Ronaldo, Jésus ou Judas ?
Barça, Real, Milan, Inter, et maintenant Flamengo et Corinthians. Au cours de sa carrière, Ronaldo aura trahi tous ses clubs, les uns après les autres. Mais peut-on lui en vouloir ?
Un peu gros, un peu gêné, un peu « rien à foutre » , Ronaldo a donc posé devant les photographes avec le maillot des Corinthians de Sao Paulo sur le dos quelques jours avant Noël. En s’excusant à peine de la colère qu’il a pu susciter chez les fans de Flamengo, son club de toujours, qui l’avait remis sur pied après sa blessure contractée en Italie, et qu’il a fui sans un regard pour le puissant de la ville rivale. « Ce contrat est la lumière au bout du tunnel. Et même si je suis ouvertement fan de Flamengo, je dois aussi continuer à payer mon pain quotidien » , s’est-il justifié du bout des lèvres.
Peut-on leur en vouloir ? Les fans du club de Rio ont pris cette déclaration comme une provocation. Et réagi à la mesure de leur déception : mouvements de foule, titres vengeurs en une de la presse, autodafés des maillots et des photos de l’ancienne idole, rancœur des dirigeants – « On n’a même pas eu un merci » , s’est lamenté Marcio Braga, le président de Flamengo.
Ronaldo est un traitre, c’est entendu. « Traître phénoménal » , même, selon Lance, un quotidien sportif de Rio de Janeiro. « Judas » , ont titré d’autres.
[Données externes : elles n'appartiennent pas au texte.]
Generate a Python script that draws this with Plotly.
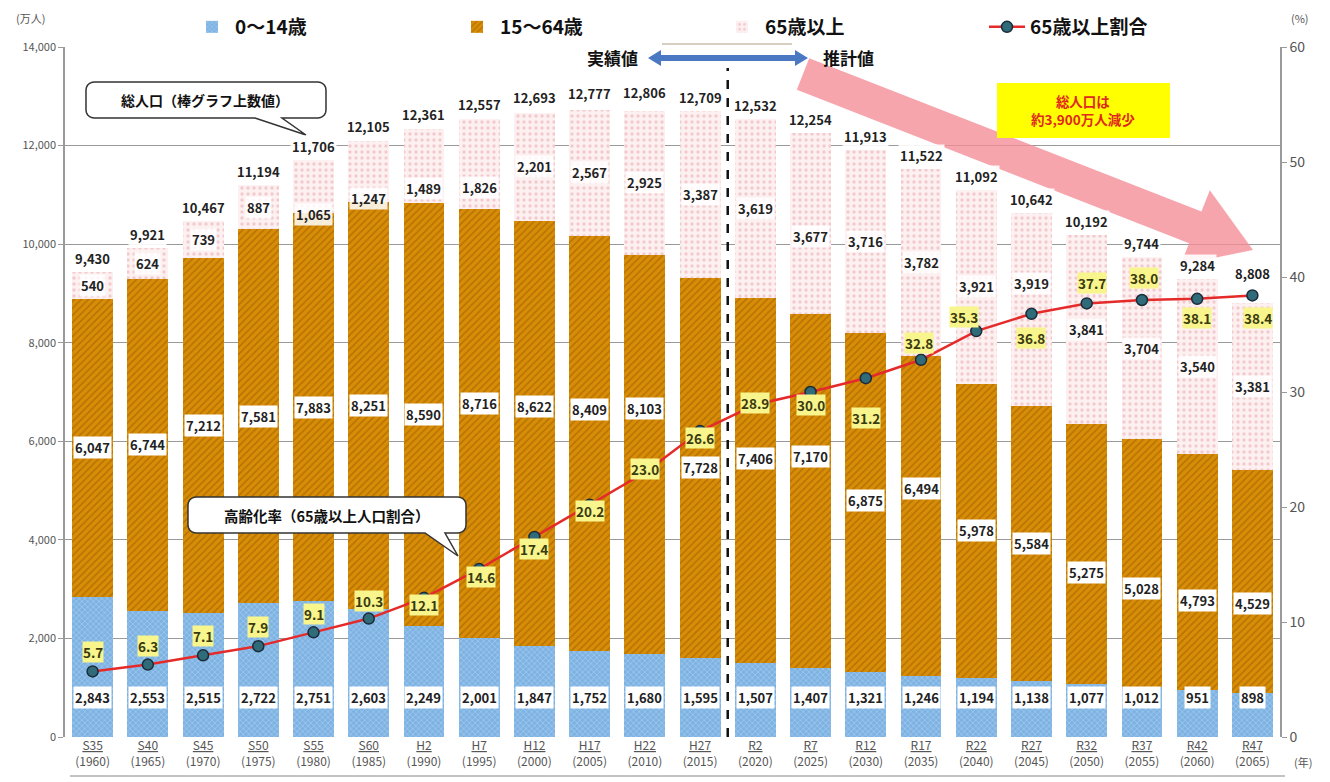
import math
import plotly.graph_objects as go

# ---------------- data ----------------
era = ["S35", "S40", "S45", "S50", "S55", "S60", "H2", "H7", "H12", "H17", "H22", "H27",
       "R2", "R7", "R12", "R17", "R22", "R27", "R32", "R37", "R42", "R47"]
years = ["1960", "1965", "1970", "1975", "1980", "1985", "1990", "1995", "2000", "2005", "2010", "2015",
         "2020", "2025", "2030", "2035", "2040", "2045", "2050", "2055", "2060", "2065"]
age_0_14 = [2843, 2553, 2515, 2722, 2751, 2603, 2249, 2001, 1847, 1752, 1680, 1595,
            1507, 1407, 1321, 1246, 1194, 1138, 1077, 1012, 951, 898]
age_15_64 = [6047, 6744, 7212, 7581, 7883, 8251, 8590, 8716, 8622, 8409, 8103, 7728,
             7406, 7170, 6875, 6494, 5978, 5584, 5275, 5028, 4793, 4529]
age_65 = [540, 624, 739, 887, 1065, 1247, 1489, 1826, 2201, 2567, 2925, 3387,
          3619, 3677, 3716, 3782, 3921, 3919, 3841, 3704, 3540, 3381]
total = [9430, 9921, 10467, 11194, 11706, 12105, 12361, 12557, 12693, 12777, 12806, 12709,
         12532, 12254, 11913, 11522, 11092, 10642, 10192, 9744, 9284, 8808]
ratio_65 = [5.7, 6.3, 7.1, 7.9, 9.1, 10.3, 12.1, 14.6, 17.4, 20.2, 23.0, 26.6,
            28.9, 30.0, 31.2, 32.8, 35.3, 36.8, 37.7, 38.0, 38.1, 38.4]
left_ticks = [0, 2000, 4000, 6000, 8000, 10000, 12000, 14000]
right_ticks = [0, 10, 20, 30, 40, 50, 60]

# label offsets (style only, pixels)
ratio_dx = [0, 0, 0, 0, 0, 0, 0, 2, 0, 0, 0, 0, 0, 0, 0, -2, -12, 0, 5, 2, 0, 6]
ratio_dy = [19, 19, 19, 19, 18, 18, -7, -8, -12, -6, 4, -7, 2, -13, -40, 17, 14, -24, 20, 22, -19, -23]
mid_dy = [0, 0, 10, 0, 0, 0, 0, 20, 27, 34, 46, 0, 22, 34, 2, 27, 0, 0, -19, -25, -28, -22]
old_dy = [0, 0, 0, 0, -28, -27, -22, -24, 0, 0, 0, 0, 0, -13, 0, 0, 0, 26, 0, 0, 0, 0]
total_dy = [2] * 21 + [18]

FONT = "Noto Sans CJK JP"
cats = [f"{e} {y}" for e, y in zip(era, years)]
ticktext = [f"<u>{e}</u><br>({y})" for e, y in zip(era, years)]

# page has an 8px body margin; figure is sized to fit the 1330x782 window
W_FIG, H_FIG = 1322, 774
L, T = 57, 39
PW, PH = 1215, 690
R = W_FIG - L - PW
B = H_FIG - T - PH


def px(x, y):
    # screen pixel of reference -> paper coords
    return (x - 65) / PW, (737 - y) / PH


def path_from(points):
    pts = [px(x, y) for x, y in points]
    return "M " + " L ".join(f"{a:.5f},{b:.5f}" for a, b in pts) + " Z"


fig = go.Figure()

fig.add_trace(go.Bar(
    x=cats, y=age_0_14, name="0～14歳",
    marker=dict(color="#7db3e3", line=dict(width=0),
                pattern=dict(shape="x", fgcolor="#c7def3", size=4, solidity=0.35)),
))
fig.add_trace(go.Bar(
    x=cats, y=age_15_64, name="15～64歳",
    marker=dict(color="#d98c05", line=dict(width=0),
                pattern=dict(shape="/", fgcolor="#8c5a05", size=5, solidity=0.3)),
))
fig.add_trace(go.Bar(
    x=cats, y=age_65, name="65歳以上",
    marker=dict(color="#fdf0f0", line=dict(width=0),
                pattern=dict(shape=".", fgcolor="#e8a4aa", size=6, solidity=0.25)),
))
fig.add_trace(go.Scatter(
    x=cats, y=ratio_65, name="65歳以上割合", yaxis="y2", mode="lines+markers",
    line=dict(color="#e52a2a", width=2.5),
    marker=dict(size=11, color="#2f6b78", line=dict(color="#1b2b3a", width=1.5)),
))

annotations = []
lab_font = dict(family=FONT, size=13, color="#222222")
for i, c in enumerate(cats):
    b0 = age_0_14[i]
    b1 = age_15_64[i]
    b2 = age_65[i]
    annotations.append(dict(x=c, y=800, text=f"<b>{b0:,}</b>", showarrow=False,
                            font=lab_font, bgcolor="white", borderpad=1))
    annotations.append(dict(x=c, y=b0 + b1 / 2, text=f"<b>{b1:,}</b>", showarrow=False,
                            yshift=mid_dy[i], font=lab_font, bgcolor="white", borderpad=1))
    annotations.append(dict(x=c, y=b0 + b1 + b2 / 2, text=f"<b>{b2:,}</b>", showarrow=False,
                            yshift=old_dy[i], font=lab_font,
                            bgcolor="rgba(255,255,255,0.85)", borderpad=1))
    annotations.append(dict(x=c, y=total[i], text=f"<b>{total[i]:,}</b>", showarrow=False,
                            font=lab_font, yanchor="bottom", yshift=total_dy[i],
                            bgcolor="rgba(255,255,255,0.9)", borderpad=1))
    annotations.append(dict(x=c, y=ratio_65[i], yref="y2", text=f"<b>{ratio_65[i]:.1f}</b>",
                            showarrow=False, xshift=ratio_dx[i], yshift=ratio_dy[i],
                            font=dict(family=FONT, size=13.5, color="#3a3a10"),
                            bgcolor="#f7f58c", borderpad=0))


def ptext(x, y, text, size, color="#111"):
    a, b = px(x, y)
    return dict(x=a, y=b, xref="paper", yref="paper", xanchor="center", yanchor="middle",
                text=text, showarrow=False, font=dict(family=FONT, size=size, color=color))


annotations += [
    ptext(30, 18, "(万人)", 11, "#555"),
    ptext(1300, 18, "(%)", 11, "#555"),
    ptext(1303, 762, "(年)", 11, "#555"),
    ptext(612, 58, "<b>実績値</b>", 17),
    ptext(848, 58, "<b>推計値</b>", 17),
    ptext(1083, 110, "<b>総人口は<br>約3,900万人減少</b>", 13.5, "#e0281e"),
    ptext(205, 100, "<b>総人口（棒グラフ上数値）</b>", 14),
    ptext(327, 515, "<b>高齢化率（65歳以上人口割合）</b>", 14.5),
]

shapes = []
# pink big arrow
S = (803, 74)
Tp = (1253, 250)
dx, dy = Tp[0] - S[0], Tp[1] - S[1]
ln = math.hypot(dx, dy)
ux, uy = dx / ln, dy / ln
nx, ny = -uy, ux
hw, hhw, hl = 17, 40, 62
Hx, Hy = Tp[0] - hl * ux, Tp[1] - hl * uy
arrow_pts = [
    (S[0] + hw * nx, S[1] + hw * ny),
    (Hx + hw * nx, Hy + hw * ny),
    (Hx + hhw * nx, Hy + hhw * ny),
    Tp,
    (Hx - hhw * nx, Hy - hhw * ny),
    (Hx - hw * nx, Hy - hw * ny),
    (S[0] - hw * nx, S[1] - hw * ny),
]
shapes.append(dict(type="path", xref="paper", yref="paper", path=path_from(arrow_pts),
                   fillcolor="rgba(245,140,150,0.78)", line=dict(width=0), layer="above"))

# blue double arrow
y0 = 58
bx0, bx1 = 648, 808
sh, hh, hlen = 3, 8, 13
blue_pts = [(bx0, y0), (bx0 + hlen, y0 - hh), (bx0 + hlen, y0 - sh), (bx1 - hlen, y0 - sh),
            (bx1 - hlen, y0 - hh), (bx1, y0), (bx1 - hlen, y0 + hh), (bx1 - hlen, y0 + sh),
            (bx0 + hlen, y0 + sh), (bx0 + hlen, y0 + hh)]
shapes.append(dict(type="path", xref="paper", yref="paper", path=path_from(blue_pts),
                   fillcolor="#4a78c2", line=dict(width=0), layer="above"))
shapes.append(dict(type="line", xref="paper", yref="paper",
                   x0=px(662, 44)[0], x1=px(792, 44)[0], y0=px(0, 44)[1], y1=px(0, 44)[1],
                   line=dict(color="#c8bfae", width=1.5)))

# dashed separator
shapes.append(dict(type="line", xref="x", yref="paper", x0=11.5, x1=11.5,
                   y0=0, y1=px(0, 68)[1], line=dict(color="#111", width=2.5, dash="dash"),
                   layer="above"))

# yellow box
shapes.append(dict(type="rect", xref="paper", yref="paper",
                   x0=px(997, 0)[0], x1=px(1170, 0)[0], y0=px(0, 138)[1], y1=px(0, 83)[1],
                   fillcolor="#ffff00", line=dict(width=0), layer="above"))


def callout(x0, y0_, x1, y1_, tail, r=8, tail_x=(0, 0)):
    ta, tb = tail_x
    pts = []
    steps = 5

    def arc(cx, cy, a0, a1):
        out = []
        for k in range(steps + 1):
            a = math.radians(a0 + (a1 - a0) * k / steps)
            out.append((cx + r * math.cos(a), cy + r * math.sin(a)))
        return out
    pts += arc(x0 + r, y0_ + r, 180, 270)
    pts += arc(x1 - r, y0_ + r, 270, 360)
    pts += arc(x1 - r, y1_ - r, 0, 90)
    pts += [(tb, y1_), tail, (ta, y1_)]
    pts += arc(x0 + r, y1_ - r, 90, 180)
    return path_from(pts)


shapes.append(dict(type="path", xref="paper", yref="paper",
                   path=callout(86, 82, 326, 118, (306, 135), tail_x=(255, 282)),
                   fillcolor="white", line=dict(color="#333", width=1.5), layer="above"))
shapes.append(dict(type="path", xref="paper", yref="paper",
                   path=callout(188, 497, 466, 533, (458, 556), tail_x=(425, 445)),
                   fillcolor="white", line=dict(color="#333", width=1.5), layer="above"))

# underline below year row
shapes.append(dict(type="line", xref="paper", yref="paper", x0=px(70, 0)[0], x1=px(1285, 0)[0],
                   y0=px(0, 776)[1], y1=px(0, 776)[1], line=dict(color="#888", width=1.2)))

fig.update_layout(
    width=W_FIG, height=H_FIG,
    barmode="stack", bargap=0.26,
    plot_bgcolor="white", paper_bgcolor="white",
    margin=dict(l=L, r=R, t=T, b=B, autoexpand=False),
    font=dict(family=FONT, color="#333"),
    xaxis=dict(type="category", range=[-0.5, len(cats) - 0.5], tickmode="array",
               tickvals=cats, ticktext=ticktext,
               tickfont=dict(family=FONT, size=12, color="#555"), showgrid=False,
               showline=False, ticks="", automargin=False),
    yaxis=dict(range=[0, 14000], tickvals=left_ticks, tickformat=",",
               tickfont=dict(family=FONT, size=11, color="#555"), showgrid=True,
               gridcolor="#9a9a9a", gridwidth=1.2, showline=True, linecolor="#9a9a9a",
               linewidth=1.5, ticks="outside", ticklen=5, tickcolor="#9a9a9a",
               zeroline=False, automargin=False),
    yaxis2=dict(range=[0, 60], tickvals=right_ticks, overlaying="y", side="right",
                tickfont=dict(family=FONT, size=14, color="#555"), showgrid=False,
                showline=True, linecolor="#9a9a9a", linewidth=1.5, ticks="outside",
                ticklen=5, tickcolor="#9a9a9a", zeroline=False, automargin=False),
    legend=dict(orientation="h", x=px(189, 0)[0], xanchor="left", y=px(0, 8)[1],
                yanchor="top", entrywidth=214, entrywidthmode="pixels", itemwidth=36,
                font=dict(family=FONT, size=19, color="#111", weight="bold"),
                bgcolor="rgba(0,0,0,0)", traceorder="normal", borderwidth=0),
    annotations=annotations,
    shapes=shapes,
)

fig.write_html("out.html")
Mais à quoi s’attendaient donc les Brésiliens ? En Europe, cela fait longtemps que les fans de ballon ont compris la bête. Un type capable en 10 ans de porter les maillots du Barça et du Real, du Milan et de l’Inter, quand même, c’est pas rien. Parfois, on aimerait demander à Guardiola, Raul, Maldini ou Zanetti ce qu’ils ont pensé de Ronaldo : ça ne doit pas être très beau à entendre. Surtout que l’animal a une façon bien particulière de passer d’un club à l’autre.
Rappelez-vous de son départ de l’Inter pour le Real. Après avoir laissé le Barça pour une substantielle augmentation de salaire en Italie, Il Fenomeno se blesse tragiquement. Une fois, deux fois. On croit qu’il est perdu pour le football. Mais la famille Moratti dépense sans compter pour le soigner, tout en lui assurant qu’il y aura toujours une place pour lui à la maison. Pourtant, quand Ronaldo guérit et flambe au Mondial 2002 (8 buts et une coupe de con), il s’empresse de signer au Real des Galactiques. Moratti est effondré, les tifosi en colère. L’évacuation de Ronaldo vers l’Espagne se fera sous escorte, dans une sorte de papamobile canardée de pierres, yaourts et crachats. Une fois encore, difficile d’en vouloir aux cocus.
Il y a quelque chose de vain, pourtant, à exiger toute espèce de fidélité de la part de Ronaldo. Au fond, le Brésilien a peu de choses à voir avec Fiorese (PSG-Marseille), Mo Johnston (Celtic-Rangers) ou Sol Campbell (Tottenham-Arsenal), ces coupables d’adultères minables et honteux. Ses pairs se nomment plutôt Roberto Baggio ou Romario. C’est-à-dire ? C’est-à-dire des joueurs pour qui la notion de club, de ville, et donc de territoire est quelque chose d’un peu trop restreint, sinon terrien. Dans l’absolu, ces gens sont des footballeurs de sélection. Difficiles à identifier à un maillot en particulier, sauf celui de leur pays. Et encore : leur vrai truc, au fond, c’est le football, pas la bannière. Evidemment, ces prophètes sont les plus grands. Qu’on laisse donc Ronaldo jouer à Ronaldo.